I mostly eat mine straight from the fridge soon after they’ve been purchased. Occasionally, though, I’ll feel creative and want to dress them up. This appetizer is so simple, but it’s a great little before-dinner treat to serve to guests (especially if they’ve never had fresh figs before). Black Mission figs work really well for this preparation; they’re larger and firmer than some of the smaller, sweeter varieties. The filling tastes even better if you have time to mix it up the night before, but at least allow it to refrigerate for a couple of hours to let the flavors mingle. I like to serve these with a crisp Riesling, and if you’re going heavy on the hors d’oeuvres, shards of prosciutto and blue cheese on crostini.

In fact, these appetizers would make a great contribution to an al fresco dinner party, perhaps the La Festa Fresco that Ivonne and Lis are throwing? Stop in and see what other fresh, local outdoorsy foods other people made on September 5, when the round-up will be posted.

Creamy Stuffed Figs

4 ounces cream cheese, softened
4 strips bacon
1 T. chives, chopped, with a few reserved for garnish,
1/2 cup almonds or pecans
Cracked black pepper and Kosher salt, to taste
8 fresh figs

To prepare the filling, set the cream cheese in a small bowl to soften. Cook the bacon and set aside to cool. Then, toast the nuts (please, please do NOT skip this step — the toasted nuts add a lot of depth to the flavor of the filling) in a dry skillet or in a 350-degree oven for 6-8 minutes. When the bacon and nuts are cool enough to handle, coarsely chop, and add them to the cream cheese. Mix in the chives and seasonings. Refrigerate for at least a few hours.

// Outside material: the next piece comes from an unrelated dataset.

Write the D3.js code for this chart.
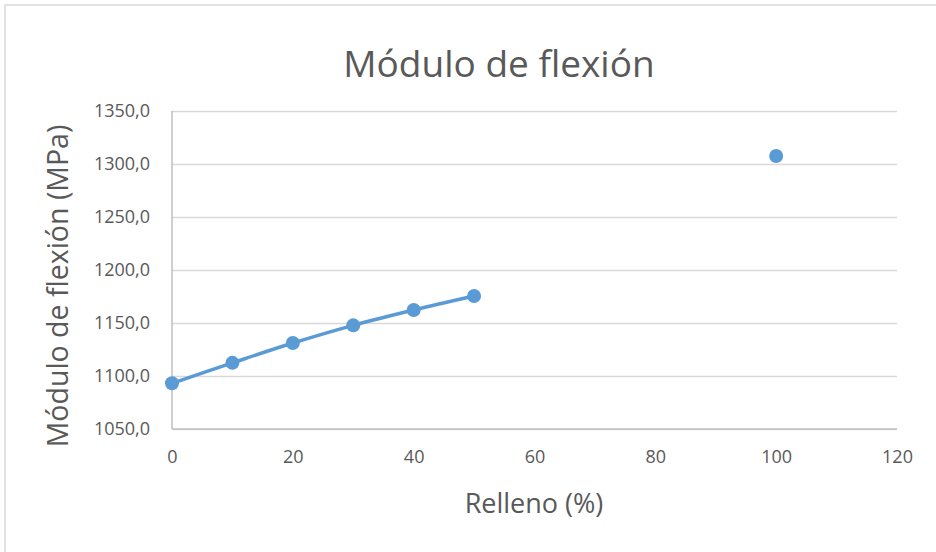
<!DOCTYPE html>
<html>
<head>
<meta charset="utf-8">
<script src="https://cdn.jsdelivr.net/npm/d3@7"></script>
<style>
  html, body { margin: 0; padding: 0; background: #ffffff; }
  svg { display: block; }
</style>
</head>
<body>
<div id="chart"></div>
<script>
// Flexural modulus vs. infill percentage
const relleno = [0, 10, 20, 30, 40, 50, 100];
const modulo = [1093.1, 1112.4, 1131.1, 1147.8, 1162.3, 1175.5, 1307.5];
// the smoothed line only runs through the consecutive measurements
const enLinea = [true, true, true, true, true, true, false];

const xTicks = [0, 20, 40, 60, 80, 100, 120];
const yTicks = [1050, 1100, 1150, 1200, 1250, 1300, 1350];

const chartTitle = "Módulo de flexión";
const xTitle = "Relleno (%)";
const yTitle = "Módulo de flexión (MPa)";

const W = 936, H = 552;
const m = { left: 172, right: 39, top: 111, bottom: 123 };

const svg = d3.select("#chart").append("svg")
  .attr("width", W).attr("height", H);

// chart frame
svg.append("rect")
  .attr("x", 5).attr("y", 5)
  .attr("width", W + 10).attr("height", H + 10)
  .attr("fill", "#fff")
  .attr("stroke", "#d9d9d9").attr("stroke-width", 1.5);

const x = d3.scaleLinear().domain([0, 120]).range([m.left, W - m.right]);
const y = d3.scaleLinear().domain([1050, 1350]).range([H - m.bottom, m.top]);

const fmt = v => d3.format(".1f")(v).replace(".", ",");
const textColor = "#595959";
const font = "'Open Sans', Calibri, sans-serif";

// horizontal gridlines + y labels
const yAxis = d3.axisLeft(y).tickValues(yTicks).tickFormat(fmt)
  .tickSize(-(W - m.right - m.left)).tickPadding(22);
const gy = svg.append("g").attr("transform", `translate(${m.left},0)`).call(yAxis);
gy.select(".domain").remove();
gy.selectAll(".tick line").attr("stroke", "#d9d9d9").attr("stroke-width", 1.5);
gy.selectAll(".tick text")
  .attr("fill", textColor).style("font-family", font).style("font-size", "18px");

// x labels
const xAxis = d3.axisBottom(x).tickValues(xTicks).tickFormat(d3.format("d"))
  .tickSize(0).tickPadding(21);
const gx = svg.append("g").attr("transform", `translate(0,${H - m.bottom})`).call(xAxis);
gx.select(".domain").remove();
gx.selectAll(".tick text")
  .attr("fill", textColor).style("font-family", font).style("font-size", "18px");

// axis lines
svg.append("line")
  .attr("x1", x(0)).attr("x2", x(0)).attr("y1", y(1350)).attr("y2", y(1050))
  .attr("stroke", "#bfbfbf").attr("stroke-width", 1.5);
svg.append("line")
  .attr("x1", x(0)).attr("x2", x(120)).attr("y1", y(1050)).attr("y2", y(1050))
  .attr("stroke", "#bfbfbf").attr("stroke-width", 1.5);

const data = relleno.map((r, i) => ({ r, v: modulo[i], on: enLinea[i] }));
const color = "#5b9bd5";

const line = d3.line()
  .defined(d => d.on)
  .x(d => x(d.r)).y(d => y(d.v))
  .curve(d3.curveCardinal.tension(0));

svg.append("path").datum(data)
  .attr("d", line)
  .attr("fill", "none").attr("stroke", color)
  .attr("stroke-width", 3.5).attr("stroke-linecap", "round");

svg.append("g").selectAll("circle").data(data).join("circle")
  .attr("cx", d => x(d.r)).attr("cy", d => y(d.v)).attr("r", 7)
  .attr("fill", color);

// titles
svg.append("text")
  .attr("x", 499).attr("y", 77).attr("text-anchor", "middle")
  .attr("fill", textColor).style("font-family", font).style("font-size", "37px")
  .text(chartTitle);

svg.append("text")
  .attr("x", 534).attr("y", 513).attr("text-anchor", "middle")
  .attr("fill", textColor).style("font-family", font).style("font-size", "27px")
  .text(xTitle);

svg.append("text")
  .attr("transform", `translate(68,${(y(1050) + y(1350)) / 2 + 16}) rotate(-90)`)
  .attr("text-anchor", "middle")
  .attr("fill", textColor).style("font-family", font).style("font-size", "28.5px")
  .text(yTitle);
</script>
</body>
</html>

To prepare the figs, first wash and pat dry. Remove the stems. With a small, sharp knife, carefully cut cross-wise into the top of each fig, as if you were quartering it, but making sure not to cut all the way through. Stuff each fig with about a tablespoon of the cream cheese mixture (or as much as the fig can hold and still stand up straight). You can refrigerate them again until ready to serve if you need to.

–Adapted from Intercourses by Martha Hopkins and Randall Lockridge

17 Responses to “Ode to Figs”

  1. Ivonne Says:

    My dearest sister! That gasp you heard was me as I breathed in the beauty of this offering. Figs are very dear to me because not only are they delicious, but they are present in so much of my family’s cooking. We have a place for both fresh and dried figs in so many of our foods.

    As usual your writing is fantastic and a joy to read. And the recipe is incredible. This zooms right to the top of the must-try list. You can be certain that your dish will have a place of honour at the table.

    Thank you so much for taking part!

  2. peabody Says:

    This looks really amazing. Of course, I love anything with bacon.
    Glad I stumbled on to your blog.

  3. Lisa Says:

    Ohhh how I love figs - especially when they are stuffed - yum! I love the use of bacon in this recipe. The saltiness of the bacon and the sweetness of the fresh fig.. heaven! Thank you so much for bringing these to the party! Truly, a wonderful appetizer, indeed! :D

  4. SusanV Says:

    I have been craving figs without any relief. My parents grow them, but they were “over” before I was able to get down there to visit. Now I see this! You certainly haven’t made the craving any easier to bear. ;-)

    If you know of any source for figs in Jackson, do tell!

    On a positive note, my father gave me a young fig tree, so sometime in the future I should be growing my own figs. Yippee!

  5. Alanna Says:

    Not sure if I’ve ever bought a fig but I’m on my way to the store, now. Really!

  6. aunt em Says:

    this was yummy to read. Back in my other life on the farm we had a giant old fig tree in the yard. I would go pick them in the morning, plop them in a bowl and pour cream over them in true Ellis style. That is a good memory! I never see them in the grocery here! Ever!

  7. Jennifer Says:

    Hi! I just found your site, and I had to comment on these beautiful figs. Your pictures are just lovely!

  8. JM Says:

    Great post and pictures, Jen. My favorite fig dish is fresh off the bush–just blow off the dust and bite. Happy Birthday!

  9. Julie O'Hara Says:

    I have never been to your blog before–very lovely! I saw that you linked to my fig post, thanks! Figs are in the running for my absolute favorite food in the world, period. It’s always nice to find another fig enthusiast. I recently served fresh figs with cheese to a group of extended family members and no one had ever tasted or even seen one cut open. And these are fairly cosmopolitan people. I want to spread the fig gospel to everyone!

  10. Rebeca Says:

    Tried this recipe last night (with mascarpone in lieu of North American style cream cheese) and it was wonderful! Thank you.

  11. Kady Says:

    Normally I’m not a huge cream cheese fan but I have had figs with cream cheese and it’s a great combo. Add some bacon and I’m sure it’s even better! Great sounding recipe!

  12. Malcolm Walker Says:

    WHERE is your local Saturday market, where Buddy Miller sells his figs. I’m TRYING hard to find some before they’re all gone, but I’ve searched your blog site for some clue as to where in the world you are, and can’t find any. Please have a heart and be at least that informative. Thanx.

  13. clarice Says:

    Ohh this is brillant. I will be getting figs this weekend !! Clarice

  14. kalyn Says:

    They look amazing. I’ve only had fresh figs once or twice, sigh.

  15. Callipygia Says:

    This is definitely a way to celebrate summer. I do love fresh fig and unfortunately have a hard time finding them locally in NH. Good thing I stopped by the party!